You’ll note that there hasn’t been any mention of specific numbers. Unlike Square, which plays up its flat fees and specific 2.75% or $275 per month, Host Merchant Services utilizes a far more organic approach. HMS takes each merchant on a case-by-case basis. The company looks at what the merchant is currently paying, or would pay as the industry baseline if they were brand new, and then cuts savings into that pricing structure.

This is the HMS Guarantee. The company guarantees to offer each interested merchant a pricing plan that saves them money on their processing fees. The flexibility lets Host Merchant Services find savings for companies where none may exist for other merchant services providers. This creates an equally powerful marketing message for Host Merchant Services when compared to Square. In fact, it allows HMS to approach Square users and still offer those users savings over Square for virtually any card type.

By not locking themselves into a flat rate plan, Host Merchant Services can relentlessly seek out the best pricing plans for each and every merchant, guaranteeing those merchants savings and finding the service and peace of mind that merchants need from their payment processor.

Also, it’s been widely publicized that Square’s rates aren’t the most competitive rates in the industry. Square is tailor made for e-commerce transactions because it is a mobile device credit card reader. The average interchange rate in 2011 for e-commerce was around 2.06%, which falls well below Square’s highly publicized 2.75% per transaction rate. This underscores how much flexibility Host Merchant Services has to compete against Square. Host Merchant Services also offers many of the same added perks Square offers — including a free swiper.

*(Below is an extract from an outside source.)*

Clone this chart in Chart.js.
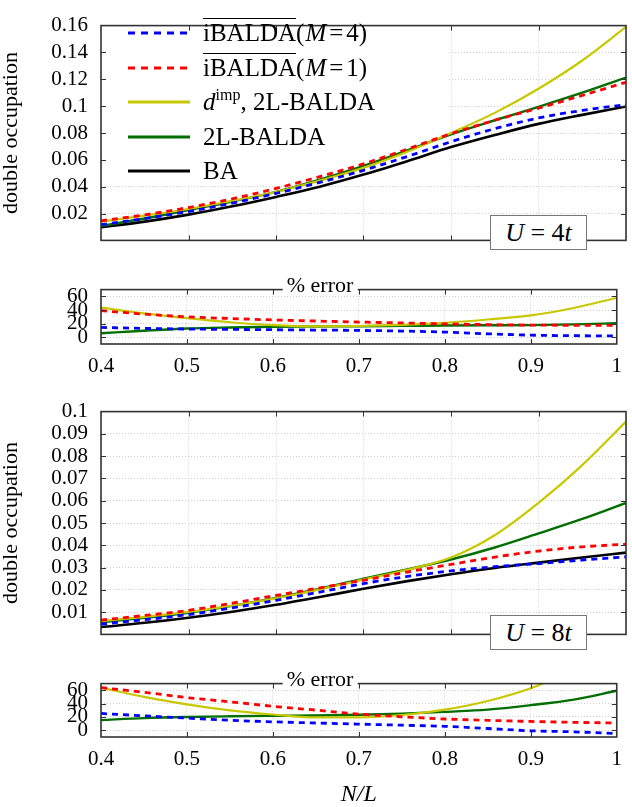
<!DOCTYPE html>
<html>
<head>
<meta charset="utf-8">
<title>double occupation</title>
<script src="https://cdn.jsdelivr.net/npm/chart.js@4.4.1/dist/chart.umd.min.js"></script>
<style>
  body { margin: 0; background: #fff; }
  #page { position: relative; width: 632px; height: 807px; overflow: hidden; font-family: 'Liberation Serif', serif; color: #000; }
  canvas { position: absolute; left: 0; }
  #legend { position: absolute; left: 104px; top: 12px; width: 278px; height: 176px; }
  .row { position: absolute; left: 0; width: 100%; height: 25px; }
  .row svg { position: absolute; left: 24px; top: 10px; }
  .txt { position: absolute; left: 99px; top: 0; font-size: 25px; line-height: 25px; white-space: nowrap; }
  .ov { text-decoration: overline; text-decoration-thickness: 1px; }
  .eq { margin: 0 3px; }
  .par { margin-left: 1px; }
  .txt sup { font-size: 16px; line-height: 0; vertical-align: 10px; }
  .ubox { position: absolute; left: 490px; width: 97px; height: 35px; box-sizing: border-box; border: 1px solid #777; background: #fff; font-size: 26px; line-height: 33px; text-align: center; white-space: nowrap; }
  .err { position: absolute; left: 320px; transform: translateX(-50%); background: #fff; padding: 0 4px; font-size: 22px; line-height: 22px; white-space: nowrap; }
</style>
</head>
<body>
<div id="page">
  <canvas id="u4" width="632" height="266" style="top:0"></canvas>
  <canvas id="u4err" width="632" height="120" style="top:264px"></canvas>
  <canvas id="u8" width="632" height="274" style="top:386px"></canvas>
  <canvas id="u8err" width="632" height="149" style="top:658px"></canvas>

  <div id="legend">
    <div class="row" style="top:8px"><svg width="62" height="6"><line x1="0" y1="3" x2="62" y2="3" stroke="#0000ff" stroke-width="3" stroke-dasharray="7 6"/></svg><span class="txt"><span class="ov">iBALDA</span>(<i class="par">M</i><span class="eq">=</span>4)</span></div>
    <div class="row" style="top:43px"><svg width="62" height="6"><line x1="0" y1="3" x2="62" y2="3" stroke="#ff0000" stroke-width="3" stroke-dasharray="7 6"/></svg><span class="txt"><span class="ov">iBALDA</span>(<i class="par">M</i><span class="eq">=</span>1)</span></div>
    <div class="row" style="top:77px"><svg width="62" height="6"><line x1="0" y1="3" x2="62" y2="3" stroke="#c8c800" stroke-width="3"/></svg><span class="txt"><i>d</i><sup>imp</sup>, 2L-BALDA</span></div>
    <div class="row" style="top:112px"><svg width="62" height="6"><line x1="0" y1="3" x2="62" y2="3" stroke="#006e00" stroke-width="3"/></svg><span class="txt">2L-BALDA</span></div>
    <div class="row" style="top:146px"><svg width="62" height="6"><line x1="0" y1="3" x2="62" y2="3" stroke="#000" stroke-width="3"/></svg><span class="txt">BA</span></div>
  </div>

  <div class="ubox" style="top:215px"><i>U</i>&nbsp;=&nbsp;4<i>t</i></div>
  <div class="ubox" style="top:615px"><i>U</i>&nbsp;=&nbsp;8<i>t</i></div>
  <div class="err" style="top:274px">% error</div>
  <div class="err" style="top:668px">% error</div>
</div>

<script>
// filling N/L
const nL = [0.4, 0.45, 0.5, 0.55, 0.6, 0.65, 0.7, 0.75, 0.8, 0.85, 0.9, 0.95, 1.0];

// U = 4t, double occupation
const iBaldaM4_U4 = [0.0117, 0.0163, 0.0215, 0.0278, 0.035, 0.0432, 0.0522, 0.0625, 0.0735, 0.0832, 0.0912, 0.0968, 0.1012];
const iBaldaM1_U4 = [0.0146, 0.019, 0.0245, 0.031, 0.0387, 0.0475, 0.057, 0.068, 0.0795, 0.0895, 0.0985, 0.108, 0.1178];
const dImp_U4 = [0.014, 0.0185, 0.0234, 0.0295, 0.036, 0.0445, 0.054, 0.066, 0.080, 0.095, 0.113, 0.134, 0.159];
const twoL_U4 = [0.0108, 0.0163, 0.0226, 0.029, 0.0362, 0.0453, 0.0555, 0.067, 0.079, 0.0895, 0.0995, 0.110, 0.1213];
const ba_U4 = [0.0098, 0.014, 0.0192, 0.0254, 0.0324, 0.040, 0.049, 0.059, 0.0695, 0.0785, 0.0868, 0.0935, 0.0998];

// U = 4t, % error
const errM4_U4 = [14.4, 13, 12, 11.5, 11, 10.5, 10, 9, 7.5, 5, 3, 2.2, 2];
const errM1_U4 = [39, 34, 30, 27.5, 25.4, 23.8, 22.3, 21, 19.5, 18.5, 17.8, 17.5, 17.3];
const errDImp_U4 = [43.5, 35, 28, 22, 17.8, 16, 16.5, 18, 21, 26, 32, 43, 58];
const errTwoL_U4 = [5.8, 9.5, 12.7, 14.3, 15.4, 15.8, 16.1, 16.6, 17.1, 17.5, 17.8, 18.8, 20.6];

// U = 8t, double occupation
const iBaldaM4_U8 = [0.0046, 0.0066, 0.0089, 0.0119, 0.0153, 0.019, 0.0228, 0.026, 0.0285, 0.0304, 0.0318, 0.0334, 0.0348];
const iBaldaM1_U8 = [0.0064, 0.0085, 0.0108, 0.014, 0.0175, 0.0209, 0.0243, 0.028, 0.0314, 0.0347, 0.0374, 0.0393, 0.0405];
const dImp_U8 = [0.006, 0.0079, 0.0101, 0.0129, 0.0162, 0.0202, 0.0246, 0.029, 0.0345, 0.0445, 0.059, 0.076, 0.0955];
const twoL_U8 = [0.0054, 0.0074, 0.0097, 0.0128, 0.0164, 0.0205, 0.025, 0.0292, 0.0336, 0.039, 0.0453, 0.0518, 0.059];
const ba_U8 = [0.0033, 0.0052, 0.0075, 0.0102, 0.0133, 0.0168, 0.0205, 0.0239, 0.027, 0.0298, 0.0322, 0.0345, 0.0367];

// U = 8t, % error
const errM4_U8 = [25.3, 21.7, 18.3, 15, 12.7, 11, 9.3, 7.7, 6, 2.7, -0.7, -2.3, -4.7];
const errM1_U8 = [64, 57, 49, 42.7, 36, 30.3, 24.3, 20.3, 17, 15, 13.3, 12, 11];
const errDImp_U8 = [64, 50, 39, 30, 23.7, 19.3, 19.3, 23, 31, 44, 63, 92, 130];
const errTwoL_U8 = [15.3, 18.3, 20, 21, 21.7, 22.3, 23.3, 25, 27.7, 31, 37.7, 46, 59.3];

// tick labels
const xTicks = [0.4, 0.5, 0.6, 0.7, 0.8, 0.9, 1];
const u4Ticks = [0.02, 0.04, 0.06, 0.08, 0.1, 0.12, 0.14, 0.16];
const u8Ticks = [0.01, 0.02, 0.03, 0.04, 0.05, 0.06, 0.07, 0.08, 0.09, 0.1];
const errTicks = [0, 20, 40, 60];

const SERIF = "'Liberation Serif', serif";

// line look for each method
const looks = [
  { color: '#0000ff', dash: [6, 5], width: 2.8 },
  { color: '#ff0000', dash: [6, 5], width: 2.8 },
  { color: '#c8c800', dash: [], width: 2.2 },
  { color: '#006e00', dash: [], width: 2.4 },
  { color: '#000000', dash: [], width: 2.6 }
];

const pts = ys => nL.map((x, i) => ({ x: x, y: ys[i] }));

// white patch under the legend: hides the grid, curves still drawn on top
const legendPatch = {
  id: 'legendPatch',
  beforeDatasetsDraw(chart, args, opts) {
    if (!opts.rect) return;
    const r = opts.rect;
    chart.ctx.save();
    chart.ctx.fillStyle = '#fff';
    chart.ctx.fillRect(r[0], r[1], r[2] - r[0], r[3] - r[1]);
    chart.ctx.restore();
  }
};

// frame + inner tick marks like pgfplots
const framePlugin = {
  id: 'frame',
  afterDraw(chart) {
    const { ctx, chartArea: a, scales } = chart;
    ctx.save();
    ctx.strokeStyle = '#333';
    ctx.lineWidth = 1;
    ctx.beginPath();
    scales.y.ticks.forEach(t => {
      const p = Math.round(scales.y.getPixelForValue(t.value)) + 0.5;
      if (p > a.top + 2 && p < a.bottom - 2) {
        ctx.moveTo(a.left, p); ctx.lineTo(a.left + 5, p);
        ctx.moveTo(a.right, p); ctx.lineTo(a.right - 5, p);
      }
    });
    scales.x.ticks.forEach(t => {
      const p = Math.round(scales.x.getPixelForValue(t.value)) + 0.5;
      if (p > a.left + 2 && p < a.right - 2) {
        ctx.moveTo(p, a.top); ctx.lineTo(p, a.top + 5);
        ctx.moveTo(p, a.bottom); ctx.lineTo(p, a.bottom - 5);
      }
    });
    ctx.stroke();
    ctx.lineWidth = 1.6;
    ctx.strokeRect(a.left, a.top, a.right - a.left, a.bottom - a.top);
    ctx.restore();
  }
};

function panel(id, series, o) {
  return new Chart(document.getElementById(id), {
    type: 'line',
    data: {
      datasets: series.map((ys, i) => ({
        data: pts(ys),
        borderColor: looks[i].color,
        borderDash: looks[i].dash,
        borderWidth: looks[i].width,
        pointRadius: 0,
        cubicInterpolationMode: 'monotone',
        clip: 0
      }))
    },
    options: {
      responsive: false,
      animation: false,
      events: [],
      layout: { padding: { top: o.padTop, right: 6, left: 0, bottom: 0 } },
      plugins: {
        legend: { display: false },
        tooltip: { enabled: false },
        legendPatch: { rect: o.patch || null }
      },
      scales: {
        x: {
          type: 'linear', min: 0.4, max: 1,
          afterBuildTicks: s => { s.ticks = xTicks.map(v => ({ value: v })); },
          afterFit: s => { s.height = o.xHeight; },
          grid: { color: '#c4c4c4', lineWidth: 0.8, drawTicks: false },
          border: { display: false, dash: [1, 2] },
          ticks: {
            display: o.showX, autoSkip: false, padding: 10, color: '#000', maxRotation: 0,
            font: { family: SERIF, size: 21 },
            callback: v => String(+v.toFixed(2))
          },
          title: {
            display: !!o.xTitle, text: o.xTitle || '', color: '#000',
            font: { family: SERIF, size: 24, style: 'italic', lineHeight: 1 },
            padding: 0
          }
        },
        y: {
          min: o.min, max: o.max,
          afterBuildTicks: s => { s.ticks = o.ticks.map(v => ({ value: v })); },
          afterFit: s => { s.width = 101; },
          grid: { color: '#c4c4c4', lineWidth: 0.8, drawTicks: false },
          border: { display: false, dash: [1, 2] },
          ticks: {
            autoSkip: false, padding: 13, color: '#000',
            font: { family: SERIF, size: 21 },
            callback: v => String(+v.toFixed(3))
          },
          title: {
            display: !!o.yTitle, text: o.yTitle || '', color: '#000',
            font: { family: SERIF, size: 22, lineHeight: 1 },
            padding: 0
          }
        }
      }
    },
    plugins: [legendPatch, framePlugin]
  });
}

panel('u4', [iBaldaM4_U4, iBaldaM1_U4, dImp_U4, twoL_U4, ba_U4],
  { padTop: 10, xHeight: 1, showX: false, min: 0, max: 0.16, ticks: u4Ticks, yTitle: 'double occupation', patch: [102, 11, 448, 186] });
panel('u4err', [errM4_U4, errM1_U4, errDImp_U4, errTwoL_U4],
  { padTop: 1, xHeight: 40, showX: true, min: -10, max: 70, ticks: errTicks });
panel('u8', [iBaldaM4_U8, iBaldaM1_U8, dImp_U8, twoL_U8, ba_U8],
  { padTop: 10, xHeight: 1, showX: false, min: 0, max: 0.1, ticks: u8Ticks, yTitle: 'double occupation' });
panel('u8err', [errM4_U8, errM1_U8, errDImp_U8, errTwoL_U8],
  { padTop: 1, xHeight: 70, showX: true, min: -10, max: 70, ticks: errTicks, xTitle: 'N/L' });
</script>
</body>
</html>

In fact, even the free swiper can be an easier process through Host Merchant Services. Square charges $10 for the swiper if you buy it in a store and then offers those who do purchase it that way a $10 redemption code which will be linked to your bank account. Host Merchant Services just provides its merchant with a free swiper — which is an extension of its HMS Guarantee that provides traditional brick and mortar merchants a free processing terminal. No fussing around with redemption codes.